If you're into climbing mountains... or ladders... or sleeping on the top bunk, and you want to continue blithely skipping about the upper altitudes, avoid North Face: This German movie is bound and determined to put the fear of heights in everyone who sees it.
North Face describes, in frostbitten, vertiginous detail, the efforts of four men who're determined to scale the biggest, baddest mountain in the Alps. The year is 1936, and the North Face of the Eiger is the last great Alpine face to remain unscaled. A team of hot young German mountaineers takes up the challenge (supported by the Nazi party, a fact that's made as little of as possible); a pretty young newspaperwoman adds a touch of romantic intrigue. Because North Face is based on a true story, and its salient plot points are a matter of historical record, I'm going to spoil a couple of them: Everybody dies. The mountain wins.
North Face is dizzyingly, stomach-droppingly effective survivalist porn, designed for people who like to pit themselves against the elements (or watch other people do it).
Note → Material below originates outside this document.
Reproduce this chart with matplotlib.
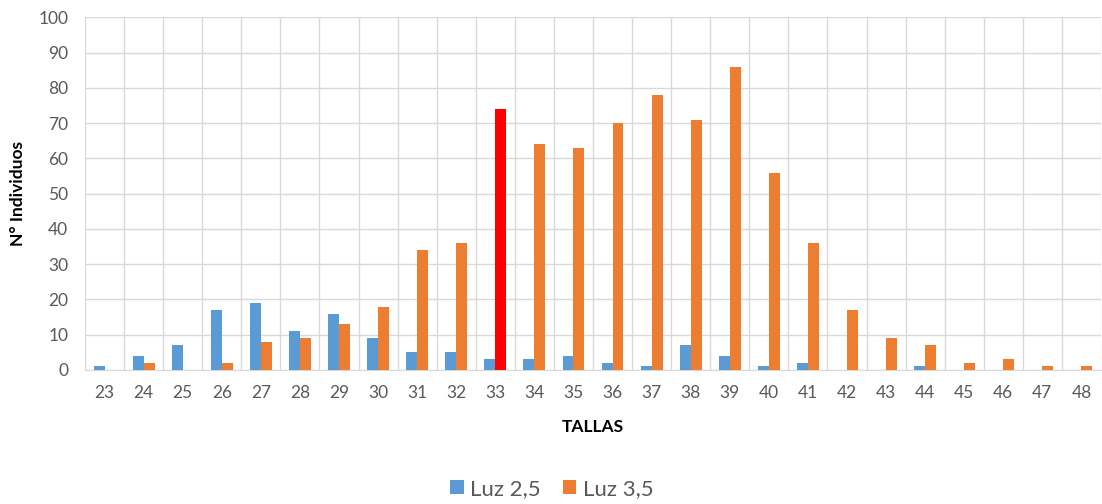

It's the type of movie that actually does require a "spoiler alert" before noting that its protagonists don't end up eating each other. The backstory tries to force a connection to the characters that goes beyond the elemental "Man vs. Enormous Fucking Mountain," but it never really succeeds—once the snow starts blowing around, and everyone's faces get all black and frostbitey, you can't really tell them apart anyway. It's an undeniable nail-biter, though, beautiful and frightening in its depictions of tiny men inching their way toward their doom.